Friday, November 14, 2008

Dog-Tired


I have finally experienced the ultimate level of tiredness. An exhaustion you can feel in your bones, your teeth, your hair.
I go to work Wednesday night. It is not the typical work night, as I usually work weekend nights, so I am already out of sorts. I do my twelve hours, not assigned to the ER, but instead to the Surgical Intensive Care unit. I have vent patients in 3 different units of the hospital and spend the night shuffling from one unit to the next, all while weaning a patient in the Post-Anesthesia Care Unit (PACU). Weaning is rather labor-intensive. As in turn down the FIO2, check a blood gas. Turn down the rate, check a blood gas. Turn down the PEEP, check a blood gas. When you get the settings so low that the vent is doing virtually nothing for the patient, you turn the vent to a mode of spontaneous ventilation and let the patient cruise for a bit. Order another blood gas. Looks good? Extubate. So I do all of this. And once 02:00 rolls around, and I am starting to hit my wall, as I do every night, I start counting down the hours until the day shift people come in and I can go home.
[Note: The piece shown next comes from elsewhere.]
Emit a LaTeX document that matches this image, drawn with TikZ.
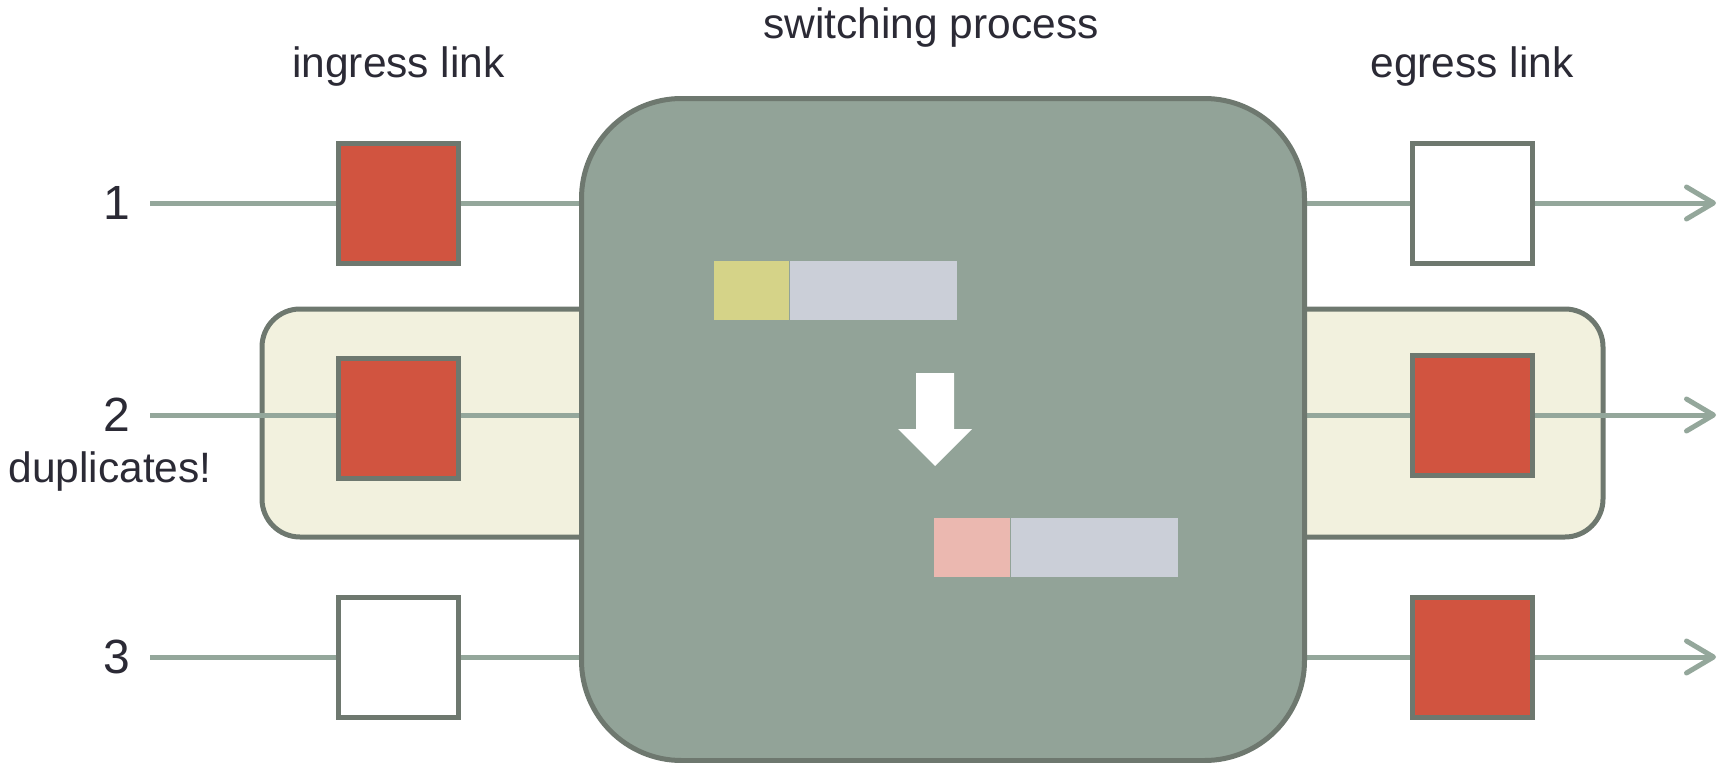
\documentclass[tikz,border=0pt]{standalone}
\usepackage{fontspec}
\setmainfont{Liberation Sans}
\usetikzlibrary{arrows.meta}
\pgfdeclarelayer{background}
\pgfsetlayers{background,main}

\definecolor{swfill}{HTML}{92A398}
\definecolor{edge}{HTML}{6E786F}
\definecolor{wire}{HTML}{94A79B}
\definecolor{cellred}{HTML}{D15440}
\definecolor{dupbg}{HTML}{F2F1DE}
\definecolor{hdrY}{HTML}{D5D388}
\definecolor{hdrP}{HTML}{EBB8B0}
\definecolor{payload}{HTML}{CBCFD8}
\definecolor{ink}{HTML}{2B2A35}

\tikzset{
  label text/.style={text=ink, font=\fontsize{42.5}{50}\selectfont, inner sep=0pt, anchor=base},
  portnum/.style={text=ink, font=\fontsize{48}{56}\selectfont, inner sep=0pt, anchor=east},
  cell/.style={draw=edge, line width=5pt, minimum width=120pt, minimum height=120pt, inner sep=0pt},
  fullcell/.style={cell, fill=cellred},
  emptycell/.style={cell, fill=white},
  wireline/.style={draw=wire, line width=5pt},
  outwire/.style={wireline, -{Straight Barb[length=27pt,width=32pt,round]}},
  bar/.style={inner sep=0pt, minimum height=59pt, anchor=west},
}

\begin{document}
\begin{tikzpicture}[x=1pt, y=-1pt]
\useasboundingbox (0,0) rectangle (1719,763);

% headings
\node[label text] (hin)  at (398.5,77) {ingress link};
\node[label text] (hsw)  at (931,38)   {switching process};
\node[label text] (hout) at (1472,77)  {egress link};

% port numbers and wire start points
\node[portnum] (d1) at (130,203) {1};
\node[portnum] (d2) at (130,415) {2};
\node[portnum] (d3) at (130,657) {3};
\node[label text] (dup) at (110,482) {duplicates!};
\coordinate (s1) at (150,203);
\coordinate (s2) at (150,415);
\coordinate (s3) at (150,657);

% switch fabric
\node[draw=edge, fill=swfill, line width=5pt, rounded corners=100pt,
      minimum width=723pt, minimum height=662pt, inner sep=0pt] (sw) at (943,429.5) {};

% ingress cells
\node[fullcell]  (in1) at (398.5,203) {};
\node[fullcell]  (in2) at (398.5,418) {};
\node[emptycell] (in3) at (398.5,657) {};

% egress cells
\node[emptycell] (out1) at (1472,203) {};
\node[fullcell]  (out2) at (1472,415) {};
\node[fullcell]  (out3) at (1472,657) {};

% arrow ends
\coordinate (t1) at (1716,203);
\coordinate (t2) at (1716,415);
\coordinate (t3) at (1716,657);

% header rewrite inside the fabric
\node[bar, fill=hdrY, minimum width=75pt]  (h1) at (714,290.5) {};
\node[bar, fill=payload, minimum width=167pt] (p1) at (h1.east) {};
\node[bar, fill=hdrP, minimum width=76pt]  (h2) at (934,547.5) {};
\node[bar, fill=payload, minimum width=167pt] (p2) at (h2.east) {};
\fill[white] (916,373) -- (954,373) -- (954,429) -- (972,429) -- (935,466)
             -- (898,429) -- (916,429) -- cycle;

\begin{pgfonlayer}{background}
  % duplicated port highlight
  \node[draw=edge, fill=dupbg, line width=5pt, rounded corners=38pt,
        minimum width=1341pt, minimum height=228pt, inner sep=0pt] (dupzone) at (932.5,423) {};
  % links
  \draw[wireline] (s1) -- (sw.west |- s1);
  \draw[wireline] (s2) -- (sw.west |- s2);
  \draw[wireline] (s3) -- (sw.west |- s3);
  \draw[outwire] (sw.east |- t1) -- (t1);
  \draw[outwire] (sw.east |- t2) -- (t2);
  \draw[outwire] (sw.east |- t3) -- (t3);
\end{pgfonlayer}
\end{tikzpicture}
\end{document}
But then I remember. Mandatory Inservice. 6 stations of things we do in our scope of practice, but we do so rarely that it is difficult to stay fresh. This is the hospital's way of ensuring that when I have that rare patient who must go to MRI in the middle of the night, I know how to use the primitive ventilator with no metal in it. This wouldn't seem like a big deal to someone who knows nothing about mechanical ventilators. But a vent is not necessarily a vent. The big microprocessor vents are awesome. User friendly. Easy-peasy. And we are all spoiled with those. We forget the fundamentals of ventialtion. How do you dial in a rate if there is no specific way to set a rate? You want the rate to be 12. That means a breath every 5 seconds. In order to get the tidal volume you want, you had to set the flow and inspiratory time. So I-Time can't be changed or you will mess up your volume. I-Time is 0.75 seconds. So to get a total cycle time of 5 seconds, you need to set expiratory time at 4.25. Because TI+TE=TCT=5. Lovely.
But the primitive ventilator is not the only issue. How do you ventilate (safely, without barotrauma) the 1 lb. preemie? What is the best way to complete a protocol on the acute vs. the chronic illness upon admission into the hospital. There is a difference.
So the inservice is mandatory and only being offered on two days. Wednesday and Thursday morning. I intentionally skipped Wednesday's because why would I drive an hour and a half for that? So I planned to go Thursday morning when leaving from my Wednesday-night shift. Completely forgot all about that.
But wait! That isn't it! I also have to do my anual fit testing to ensure that the disposible mask I wear upon entering a TB patient's room will fit me adequately enough to keep me from bringing home the present of tuberculosis to my family and friends. Keep in mind that I failed this fit testing last time. I just do not have much of a nose, and when I would nod my head, as the tester made me, it would create this enormous air leak. Did that mean I got out of seeing TB patients??? Hells to the nah! I am a respiratory therapist! Instead, I had to wear this hood looking thingy. Ridiculous. And it had this fan that worked with it, to circulate the air, so it made this woosh-swoosh sound. I looked like the Ku-Klux-Klan Grand Wizard meets Darth Vader. I refuse to miss the chance to test again, to get the chance to just wear the disposable N-95 mask and not the crazy hood. So I am tired, but I go. And when it gets to the part of moving my head up and down, as in an exaggerated nod, I keep falling asleep with my head in the leaning-back position. Thank God the tester was the mother of one of the other RT's who works night shift. She brought me a very caffeinated a beverage as I was walking out the door. But I Passed.
So I have maneuvered all of the little inservice stations. I have completed the fit testing that is to free me from the Dork-Hood for at least the next year. Now I have to drive home. One and a half hours.
So I know tired now. The tired in your bones, your hair, you teeth. By the time I arrived in my house yesterday morning (I think it was yesterday!) I had been gone for over 20 hours. Blah.